* WHAT NEEDS TO BE DONE: In the lines below, output everything from the first line through the line containing "const PTV_WMSE: Pt[]" exactly as it is. Pictures are not part of the output.

* PROVIDED DATA:
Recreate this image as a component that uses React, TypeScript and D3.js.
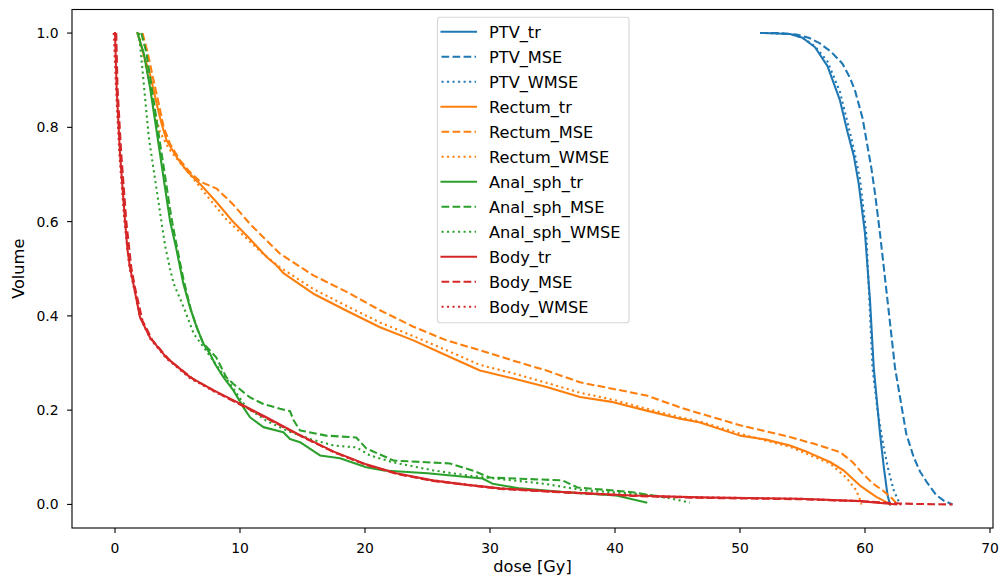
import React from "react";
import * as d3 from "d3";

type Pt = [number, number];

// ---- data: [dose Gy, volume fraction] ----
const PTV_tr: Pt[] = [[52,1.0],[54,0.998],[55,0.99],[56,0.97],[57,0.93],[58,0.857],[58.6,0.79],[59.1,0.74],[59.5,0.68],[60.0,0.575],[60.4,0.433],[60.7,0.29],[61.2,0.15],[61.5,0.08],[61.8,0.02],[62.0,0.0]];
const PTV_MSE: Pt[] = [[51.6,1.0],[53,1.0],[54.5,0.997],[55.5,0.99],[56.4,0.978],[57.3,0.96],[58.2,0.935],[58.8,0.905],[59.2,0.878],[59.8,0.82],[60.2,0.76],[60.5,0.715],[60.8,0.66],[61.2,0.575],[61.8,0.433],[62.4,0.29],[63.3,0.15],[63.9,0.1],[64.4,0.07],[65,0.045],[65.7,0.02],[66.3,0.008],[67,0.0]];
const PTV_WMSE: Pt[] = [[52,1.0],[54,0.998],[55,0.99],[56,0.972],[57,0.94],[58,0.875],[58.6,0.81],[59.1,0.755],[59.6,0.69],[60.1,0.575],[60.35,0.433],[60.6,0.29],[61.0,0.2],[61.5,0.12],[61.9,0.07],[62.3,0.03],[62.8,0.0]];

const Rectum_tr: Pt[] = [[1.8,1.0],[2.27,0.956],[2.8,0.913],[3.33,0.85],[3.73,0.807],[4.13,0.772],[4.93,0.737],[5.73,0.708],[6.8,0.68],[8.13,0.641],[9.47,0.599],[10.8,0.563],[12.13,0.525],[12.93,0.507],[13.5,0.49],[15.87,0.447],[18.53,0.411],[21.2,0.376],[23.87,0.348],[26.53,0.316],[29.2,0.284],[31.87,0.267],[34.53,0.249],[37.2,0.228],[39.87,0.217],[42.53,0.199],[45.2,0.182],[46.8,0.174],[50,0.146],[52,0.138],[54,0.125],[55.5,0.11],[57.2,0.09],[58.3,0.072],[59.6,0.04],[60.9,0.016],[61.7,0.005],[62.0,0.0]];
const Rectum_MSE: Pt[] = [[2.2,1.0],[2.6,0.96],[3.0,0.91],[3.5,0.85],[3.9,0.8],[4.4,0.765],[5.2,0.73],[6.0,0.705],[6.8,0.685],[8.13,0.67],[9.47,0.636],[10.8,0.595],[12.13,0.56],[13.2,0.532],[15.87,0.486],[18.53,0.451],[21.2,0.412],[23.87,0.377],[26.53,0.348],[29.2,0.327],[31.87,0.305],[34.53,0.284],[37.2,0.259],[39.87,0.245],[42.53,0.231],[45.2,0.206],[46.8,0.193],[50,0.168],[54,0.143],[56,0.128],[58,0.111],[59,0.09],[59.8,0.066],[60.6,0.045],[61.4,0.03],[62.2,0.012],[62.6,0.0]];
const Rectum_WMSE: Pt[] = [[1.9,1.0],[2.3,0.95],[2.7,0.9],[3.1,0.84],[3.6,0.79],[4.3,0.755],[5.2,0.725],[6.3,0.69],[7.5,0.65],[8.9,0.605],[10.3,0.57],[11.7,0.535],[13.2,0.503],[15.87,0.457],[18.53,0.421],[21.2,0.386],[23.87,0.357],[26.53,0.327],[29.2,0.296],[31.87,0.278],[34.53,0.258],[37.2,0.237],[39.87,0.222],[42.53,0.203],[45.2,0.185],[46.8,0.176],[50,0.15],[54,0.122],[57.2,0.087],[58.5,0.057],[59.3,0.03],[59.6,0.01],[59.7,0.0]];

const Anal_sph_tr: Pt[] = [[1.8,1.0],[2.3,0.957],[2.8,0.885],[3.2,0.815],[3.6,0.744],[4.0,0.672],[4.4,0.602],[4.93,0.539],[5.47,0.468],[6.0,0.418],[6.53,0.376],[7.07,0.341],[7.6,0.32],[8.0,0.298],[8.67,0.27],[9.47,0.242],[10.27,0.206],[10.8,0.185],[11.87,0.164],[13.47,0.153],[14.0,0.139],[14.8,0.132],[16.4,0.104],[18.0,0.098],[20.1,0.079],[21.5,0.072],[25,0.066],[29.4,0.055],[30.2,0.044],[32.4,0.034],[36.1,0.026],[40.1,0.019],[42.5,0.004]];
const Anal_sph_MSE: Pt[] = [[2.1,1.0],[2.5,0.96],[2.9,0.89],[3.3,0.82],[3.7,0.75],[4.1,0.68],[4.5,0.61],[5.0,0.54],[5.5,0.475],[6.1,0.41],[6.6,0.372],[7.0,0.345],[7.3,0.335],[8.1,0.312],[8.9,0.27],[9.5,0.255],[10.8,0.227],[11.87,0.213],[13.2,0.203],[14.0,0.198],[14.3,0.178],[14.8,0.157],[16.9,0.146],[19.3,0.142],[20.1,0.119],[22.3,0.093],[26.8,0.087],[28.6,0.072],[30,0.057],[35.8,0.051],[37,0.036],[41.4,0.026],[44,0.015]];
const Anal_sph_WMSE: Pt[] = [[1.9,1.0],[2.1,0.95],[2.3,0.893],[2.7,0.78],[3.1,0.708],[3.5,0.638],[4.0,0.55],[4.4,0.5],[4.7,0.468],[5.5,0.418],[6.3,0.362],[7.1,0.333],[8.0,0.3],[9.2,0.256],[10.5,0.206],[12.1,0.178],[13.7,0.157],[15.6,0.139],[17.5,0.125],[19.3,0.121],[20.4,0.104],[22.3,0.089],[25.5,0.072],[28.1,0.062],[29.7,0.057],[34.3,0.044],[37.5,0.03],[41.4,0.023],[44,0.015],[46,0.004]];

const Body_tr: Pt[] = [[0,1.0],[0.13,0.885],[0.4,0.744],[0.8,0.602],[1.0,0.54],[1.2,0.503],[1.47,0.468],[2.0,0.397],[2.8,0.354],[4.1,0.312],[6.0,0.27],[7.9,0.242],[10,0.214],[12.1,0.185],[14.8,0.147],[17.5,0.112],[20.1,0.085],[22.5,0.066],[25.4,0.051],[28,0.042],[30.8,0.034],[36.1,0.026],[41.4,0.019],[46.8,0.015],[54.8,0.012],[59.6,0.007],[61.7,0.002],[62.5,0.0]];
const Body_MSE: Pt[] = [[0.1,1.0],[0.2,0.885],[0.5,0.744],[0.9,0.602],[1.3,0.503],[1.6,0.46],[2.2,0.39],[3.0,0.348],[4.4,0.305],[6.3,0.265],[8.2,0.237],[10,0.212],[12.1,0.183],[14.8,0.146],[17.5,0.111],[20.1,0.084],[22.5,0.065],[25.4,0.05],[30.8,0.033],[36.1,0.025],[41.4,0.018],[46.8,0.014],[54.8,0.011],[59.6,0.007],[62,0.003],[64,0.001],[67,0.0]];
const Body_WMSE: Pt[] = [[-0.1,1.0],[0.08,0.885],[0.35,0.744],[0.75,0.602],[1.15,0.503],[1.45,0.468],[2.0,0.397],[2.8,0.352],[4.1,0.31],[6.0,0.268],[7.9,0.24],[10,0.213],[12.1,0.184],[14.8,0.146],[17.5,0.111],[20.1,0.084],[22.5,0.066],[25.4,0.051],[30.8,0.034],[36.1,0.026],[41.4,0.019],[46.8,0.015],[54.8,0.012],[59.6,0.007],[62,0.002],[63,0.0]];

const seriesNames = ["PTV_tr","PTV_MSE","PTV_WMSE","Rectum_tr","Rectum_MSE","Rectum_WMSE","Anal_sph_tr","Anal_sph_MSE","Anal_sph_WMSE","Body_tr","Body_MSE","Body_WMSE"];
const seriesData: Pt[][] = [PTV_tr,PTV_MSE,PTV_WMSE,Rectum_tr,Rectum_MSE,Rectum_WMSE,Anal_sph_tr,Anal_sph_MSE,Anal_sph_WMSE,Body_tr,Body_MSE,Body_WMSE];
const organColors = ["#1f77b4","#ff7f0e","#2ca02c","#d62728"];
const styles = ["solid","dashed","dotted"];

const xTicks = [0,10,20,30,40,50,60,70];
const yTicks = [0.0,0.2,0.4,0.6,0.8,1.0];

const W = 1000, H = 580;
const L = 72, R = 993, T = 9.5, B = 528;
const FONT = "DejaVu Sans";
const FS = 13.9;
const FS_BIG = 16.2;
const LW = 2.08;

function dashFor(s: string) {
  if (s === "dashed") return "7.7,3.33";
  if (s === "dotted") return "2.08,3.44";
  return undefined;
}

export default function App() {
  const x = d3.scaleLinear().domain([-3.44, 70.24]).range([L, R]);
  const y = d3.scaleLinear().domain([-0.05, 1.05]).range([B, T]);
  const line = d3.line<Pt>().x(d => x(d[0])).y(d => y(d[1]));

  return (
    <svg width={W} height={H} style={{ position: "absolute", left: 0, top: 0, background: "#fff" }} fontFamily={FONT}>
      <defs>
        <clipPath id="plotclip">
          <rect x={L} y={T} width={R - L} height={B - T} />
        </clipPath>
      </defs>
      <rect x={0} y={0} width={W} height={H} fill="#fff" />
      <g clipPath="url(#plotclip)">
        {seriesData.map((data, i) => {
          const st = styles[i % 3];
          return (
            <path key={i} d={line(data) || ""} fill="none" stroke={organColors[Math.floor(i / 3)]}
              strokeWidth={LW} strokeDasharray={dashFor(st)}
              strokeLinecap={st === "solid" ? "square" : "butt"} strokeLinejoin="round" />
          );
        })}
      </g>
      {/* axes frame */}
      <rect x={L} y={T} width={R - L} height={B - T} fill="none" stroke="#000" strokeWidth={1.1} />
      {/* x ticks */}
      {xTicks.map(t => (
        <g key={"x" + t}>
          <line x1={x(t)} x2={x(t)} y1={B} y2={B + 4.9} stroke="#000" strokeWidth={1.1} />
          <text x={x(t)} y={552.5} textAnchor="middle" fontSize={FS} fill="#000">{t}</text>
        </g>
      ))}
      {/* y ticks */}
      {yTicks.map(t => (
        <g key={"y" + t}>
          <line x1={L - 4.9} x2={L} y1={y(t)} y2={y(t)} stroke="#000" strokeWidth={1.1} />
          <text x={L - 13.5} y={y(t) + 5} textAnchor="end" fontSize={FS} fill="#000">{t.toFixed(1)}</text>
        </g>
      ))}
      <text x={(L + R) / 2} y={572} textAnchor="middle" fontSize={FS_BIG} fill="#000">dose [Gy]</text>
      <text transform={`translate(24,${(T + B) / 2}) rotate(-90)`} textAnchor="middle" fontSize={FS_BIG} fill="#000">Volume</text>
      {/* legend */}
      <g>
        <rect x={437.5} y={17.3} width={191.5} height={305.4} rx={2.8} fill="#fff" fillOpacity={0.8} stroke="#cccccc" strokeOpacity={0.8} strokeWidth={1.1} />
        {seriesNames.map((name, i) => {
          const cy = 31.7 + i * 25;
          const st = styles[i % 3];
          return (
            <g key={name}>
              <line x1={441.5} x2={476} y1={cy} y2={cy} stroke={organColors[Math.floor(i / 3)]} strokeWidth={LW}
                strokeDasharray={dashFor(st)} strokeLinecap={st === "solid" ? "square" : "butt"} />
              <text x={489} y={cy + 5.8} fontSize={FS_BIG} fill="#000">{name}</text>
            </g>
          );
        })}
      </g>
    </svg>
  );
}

* RESULT OF THIS TASK:
Recreate this image as a component that uses React, TypeScript and D3.js.
import React from "react";
import * as d3 from "d3";

type Pt = [number, number];

// ---- data: [dose Gy, volume fraction] ----
const PTV_tr: Pt[] = [[52,1.0],[54,0.998],[55,0.99],[56,0.97],[57,0.93],[58,0.857],[58.6,0.79],[59.1,0.74],[59.5,0.68],[60.0,0.575],[60.4,0.433],[60.7,0.29],[61.2,0.15],[61.5,0.08],[61.8,0.02],[62.0,0.0]];
const PTV_MSE: Pt[] = [[51.6,1.0],[53,1.0],[54.5,0.997],[55.5,0.99],[56.4,0.978],[57.3,0.96],[58.2,0.935],[58.8,0.905],[59.2,0.878],[59.8,0.82],[60.2,0.76],[60.5,0.715],[60.8,0.66],[61.2,0.575],[61.8,0.433],[62.4,0.29],[63.3,0.15],[63.9,0.1],[64.4,0.07],[65,0.045],[65.7,0.02],[66.3,0.008],[67,0.0]];
const PTV_WMSE: Pt[] = [[52,1.0],[54,0.998],[55,0.99],[56,0.972],[57,0.94],[58,0.875],[58.6,0.81],[59.1,0.755],[59.6,0.69],[60.1,0.575],[60.35,0.433],[60.6,0.29],[61.0,0.2],[61.5,0.12],[61.9,0.07],[62.3,0.03],[62.8,0.0]];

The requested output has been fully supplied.